● **What needs to be done**: Repeat the data below exactly, dropping any pictures it holds.

Rows from a dataset of charts and code:
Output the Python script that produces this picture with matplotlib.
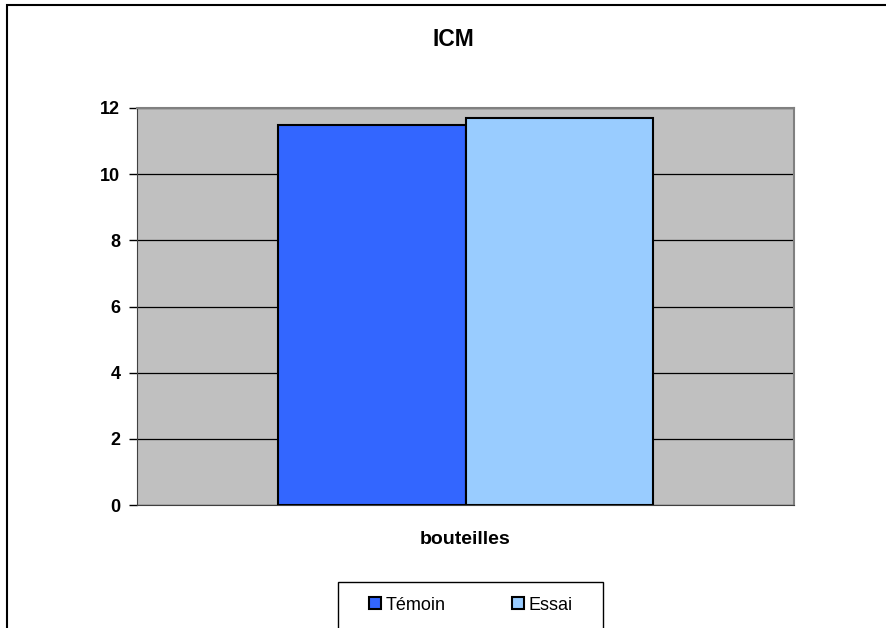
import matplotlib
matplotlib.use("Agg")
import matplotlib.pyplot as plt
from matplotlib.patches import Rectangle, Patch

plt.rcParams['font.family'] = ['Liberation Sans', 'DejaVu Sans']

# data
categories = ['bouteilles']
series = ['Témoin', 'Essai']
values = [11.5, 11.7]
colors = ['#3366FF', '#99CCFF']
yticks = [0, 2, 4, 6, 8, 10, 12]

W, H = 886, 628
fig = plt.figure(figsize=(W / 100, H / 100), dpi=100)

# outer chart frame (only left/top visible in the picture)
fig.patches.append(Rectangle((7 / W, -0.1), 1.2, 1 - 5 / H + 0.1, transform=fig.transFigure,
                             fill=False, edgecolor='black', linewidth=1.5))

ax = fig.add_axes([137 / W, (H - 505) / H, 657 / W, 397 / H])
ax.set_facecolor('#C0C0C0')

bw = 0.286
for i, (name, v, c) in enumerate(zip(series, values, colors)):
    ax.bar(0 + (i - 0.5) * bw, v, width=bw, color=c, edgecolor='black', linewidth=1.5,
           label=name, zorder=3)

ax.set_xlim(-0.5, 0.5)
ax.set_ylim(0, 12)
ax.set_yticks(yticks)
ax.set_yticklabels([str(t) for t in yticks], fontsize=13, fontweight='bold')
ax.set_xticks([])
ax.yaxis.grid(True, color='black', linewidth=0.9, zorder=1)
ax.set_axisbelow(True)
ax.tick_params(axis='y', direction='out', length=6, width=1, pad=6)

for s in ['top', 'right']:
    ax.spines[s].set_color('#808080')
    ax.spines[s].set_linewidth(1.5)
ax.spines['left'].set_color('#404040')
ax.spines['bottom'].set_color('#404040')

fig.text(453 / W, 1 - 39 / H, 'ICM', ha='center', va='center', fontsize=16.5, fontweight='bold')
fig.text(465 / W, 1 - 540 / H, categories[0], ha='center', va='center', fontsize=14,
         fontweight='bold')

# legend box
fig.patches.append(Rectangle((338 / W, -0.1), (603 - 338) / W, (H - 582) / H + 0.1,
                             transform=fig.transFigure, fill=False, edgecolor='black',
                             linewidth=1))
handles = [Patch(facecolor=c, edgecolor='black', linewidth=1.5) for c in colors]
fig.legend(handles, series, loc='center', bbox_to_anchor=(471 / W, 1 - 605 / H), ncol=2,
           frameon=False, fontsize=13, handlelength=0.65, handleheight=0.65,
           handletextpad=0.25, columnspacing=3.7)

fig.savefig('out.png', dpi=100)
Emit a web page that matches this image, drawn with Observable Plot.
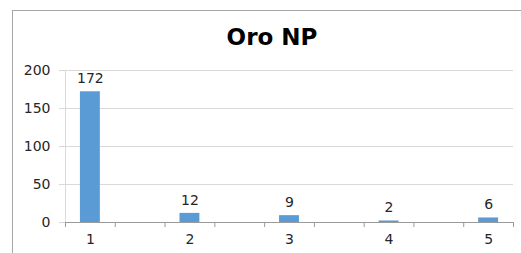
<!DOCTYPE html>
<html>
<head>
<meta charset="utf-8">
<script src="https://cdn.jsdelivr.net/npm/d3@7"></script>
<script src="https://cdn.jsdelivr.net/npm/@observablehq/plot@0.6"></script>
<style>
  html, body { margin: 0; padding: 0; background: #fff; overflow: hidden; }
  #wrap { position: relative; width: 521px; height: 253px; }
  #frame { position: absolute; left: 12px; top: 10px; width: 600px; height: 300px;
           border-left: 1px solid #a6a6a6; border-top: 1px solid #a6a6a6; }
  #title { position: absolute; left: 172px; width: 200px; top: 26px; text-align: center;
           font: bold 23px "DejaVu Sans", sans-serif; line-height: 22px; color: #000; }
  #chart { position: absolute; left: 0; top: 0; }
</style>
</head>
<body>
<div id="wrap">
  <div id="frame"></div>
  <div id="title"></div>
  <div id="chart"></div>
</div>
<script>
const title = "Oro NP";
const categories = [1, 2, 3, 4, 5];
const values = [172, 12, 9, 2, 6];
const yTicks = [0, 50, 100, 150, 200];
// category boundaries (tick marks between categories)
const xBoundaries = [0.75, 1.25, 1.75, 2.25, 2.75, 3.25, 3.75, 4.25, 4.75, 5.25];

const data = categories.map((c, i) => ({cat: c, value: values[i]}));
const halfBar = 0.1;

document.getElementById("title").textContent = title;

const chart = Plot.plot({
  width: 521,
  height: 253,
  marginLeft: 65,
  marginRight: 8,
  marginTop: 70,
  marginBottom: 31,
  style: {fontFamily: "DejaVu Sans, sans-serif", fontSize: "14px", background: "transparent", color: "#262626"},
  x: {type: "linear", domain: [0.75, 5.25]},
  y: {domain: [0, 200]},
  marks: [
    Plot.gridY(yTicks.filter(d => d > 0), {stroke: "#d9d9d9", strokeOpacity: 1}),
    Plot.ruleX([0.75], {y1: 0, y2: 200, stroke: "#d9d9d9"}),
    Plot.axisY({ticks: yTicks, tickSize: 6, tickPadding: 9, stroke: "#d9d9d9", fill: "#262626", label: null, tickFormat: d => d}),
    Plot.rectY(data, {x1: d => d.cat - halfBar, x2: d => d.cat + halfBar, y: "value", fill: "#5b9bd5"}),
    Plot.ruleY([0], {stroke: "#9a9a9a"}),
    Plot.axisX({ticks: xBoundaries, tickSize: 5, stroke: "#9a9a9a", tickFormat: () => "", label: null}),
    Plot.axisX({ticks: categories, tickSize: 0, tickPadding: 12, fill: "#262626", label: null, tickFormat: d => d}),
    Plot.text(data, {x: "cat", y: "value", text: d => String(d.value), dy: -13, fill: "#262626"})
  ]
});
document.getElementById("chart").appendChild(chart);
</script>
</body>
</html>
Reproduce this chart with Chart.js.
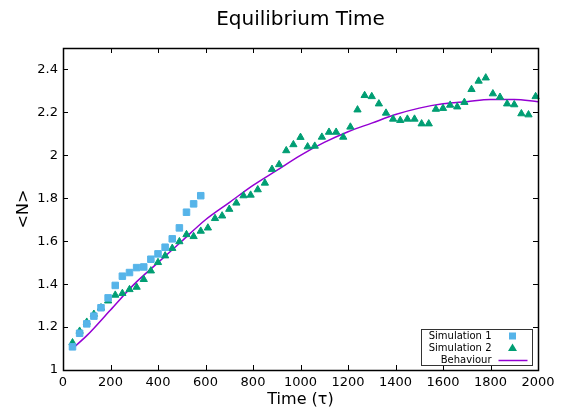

● **Exercise response**:
Output the Python script that produces this picture with matplotlib.
import matplotlib
matplotlib.use("Agg")
import matplotlib.pyplot as plt
from matplotlib.patches import Rectangle, Patch

plt.rcParams['font.family'] = ['Liberation Sans', 'DejaVu Sans']

# data
categories = ['bouteilles']
series = ['Témoin', 'Essai']
values = [11.5, 11.7]
colors = ['#3366FF', '#99CCFF']
yticks = [0, 2, 4, 6, 8, 10, 12]

W, H = 886, 628
fig = plt.figure(figsize=(W / 100, H / 100), dpi=100)

# outer chart frame (only left/top visible in the picture)
fig.patches.append(Rectangle((7 / W, -0.1), 1.2, 1 - 5 / H + 0.1, transform=fig.transFigure,
                             fill=False, edgecolor='black', linewidth=1.5))

ax = fig.add_axes([137 / W, (H - 505) / H, 657 / W, 397 / H])
ax.set_facecolor('#C0C0C0')

bw = 0.286
for i, (name, v, c) in enumerate(zip(series, values, colors)):
    ax.bar(0 + (i - 0.5) * bw, v, width=bw, color=c, edgecolor='black', linewidth=1.5,
           label=name, zorder=3)

ax.set_xlim(-0.5, 0.5)
ax.set_ylim(0, 12)
ax.set_yticks(yticks)
ax.set_yticklabels([str(t) for t in yticks], fontsize=13, fontweight='bold')
ax.set_xticks([])
ax.yaxis.grid(True, color='black', linewidth=0.9, zorder=1)
ax.set_axisbelow(True)
ax.tick_params(axis='y', direction='out', length=6, width=1, pad=6)

for s in ['top', 'right']:
    ax.spines[s].set_color('#808080')
    ax.spines[s].set_linewidth(1.5)
ax.spines['left'].set_color('#404040')
ax.spines['bottom'].set_color('#404040')

fig.text(453 / W, 1 - 39 / H, 'ICM', ha='center', va='center', fontsize=16.5, fontweight='bold')
fig.text(465 / W, 1 - 540 / H, categories[0], ha='center', va='center', fontsize=14,
         fontweight='bold')

# legend box
fig.patches.append(Rectangle((338 / W, -0.1), (603 - 338) / W, (H - 582) / H + 0.1,
                             transform=fig.transFigure, fill=False, edgecolor='black',
                             linewidth=1))
handles = [Patch(facecolor=c, edgecolor='black', linewidth=1.5) for c in colors]
fig.legend(handles, series, loc='center', bbox_to_anchor=(471 / W, 1 - 605 / H), ncol=2,
           frameon=False, fontsize=13, handlelength=0.65, handleheight=0.65,
           handletextpad=0.25, columnspacing=3.7)

fig.savefig('out.png', dpi=100)
Emit a web page that matches this image, drawn with Observable Plot.
<!DOCTYPE html>
<html>
<head>
<meta charset="utf-8">
<script src="https://cdn.jsdelivr.net/npm/d3@7"></script>
<script src="https://cdn.jsdelivr.net/npm/@observablehq/plot@0.6"></script>
<style>
  html, body { margin: 0; padding: 0; background: #fff; overflow: hidden; }
  #wrap { position: relative; width: 521px; height: 253px; }
  #frame { position: absolute; left: 12px; top: 10px; width: 600px; height: 300px;
           border-left: 1px solid #a6a6a6; border-top: 1px solid #a6a6a6; }
  #title { position: absolute; left: 172px; width: 200px; top: 26px; text-align: center;
           font: bold 23px "DejaVu Sans", sans-serif; line-height: 22px; color: #000; }
  #chart { position: absolute; left: 0; top: 0; }
</style>
</head>
<body>
<div id="wrap">
  <div id="frame"></div>
  <div id="title"></div>
  <div id="chart"></div>
</div>
<script>
const title = "Oro NP";
const categories = [1, 2, 3, 4, 5];
const values = [172, 12, 9, 2, 6];
const yTicks = [0, 50, 100, 150, 200];
// category boundaries (tick marks between categories)
const xBoundaries = [0.75, 1.25, 1.75, 2.25, 2.75, 3.25, 3.75, 4.25, 4.75, 5.25];

const data = categories.map((c, i) => ({cat: c, value: values[i]}));
const halfBar = 0.1;

document.getElementById("title").textContent = title;

const chart = Plot.plot({
  width: 521,
  height: 253,
  marginLeft: 65,
  marginRight: 8,
  marginTop: 70,
  marginBottom: 31,
  style: {fontFamily: "DejaVu Sans, sans-serif", fontSize: "14px", background: "transparent", color: "#262626"},
  x: {type: "linear", domain: [0.75, 5.25]},
  y: {domain: [0, 200]},
  marks: [
    Plot.gridY(yTicks.filter(d => d > 0), {stroke: "#d9d9d9", strokeOpacity: 1}),
    Plot.ruleX([0.75], {y1: 0, y2: 200, stroke: "#d9d9d9"}),
    Plot.axisY({ticks: yTicks, tickSize: 6, tickPadding: 9, stroke: "#d9d9d9", fill: "#262626", label: null, tickFormat: d => d}),
    Plot.rectY(data, {x1: d => d.cat - halfBar, x2: d => d.cat + halfBar, y: "value", fill: "#5b9bd5"}),
    Plot.ruleY([0], {stroke: "#9a9a9a"}),
    Plot.axisX({ticks: xBoundaries, tickSize: 5, stroke: "#9a9a9a", tickFormat: () => "", label: null}),
    Plot.axisX({ticks: categories, tickSize: 0, tickPadding: 12, fill: "#262626", label: null, tickFormat: d => d}),
    Plot.text(data, {x: "cat", y: "value", text: d => String(d.value), dy: -13, fill: "#262626"})
  ]
});
document.getElementById("chart").appendChild(chart);
</script>
</body>
</html>
Reproduce this chart with Chart.js.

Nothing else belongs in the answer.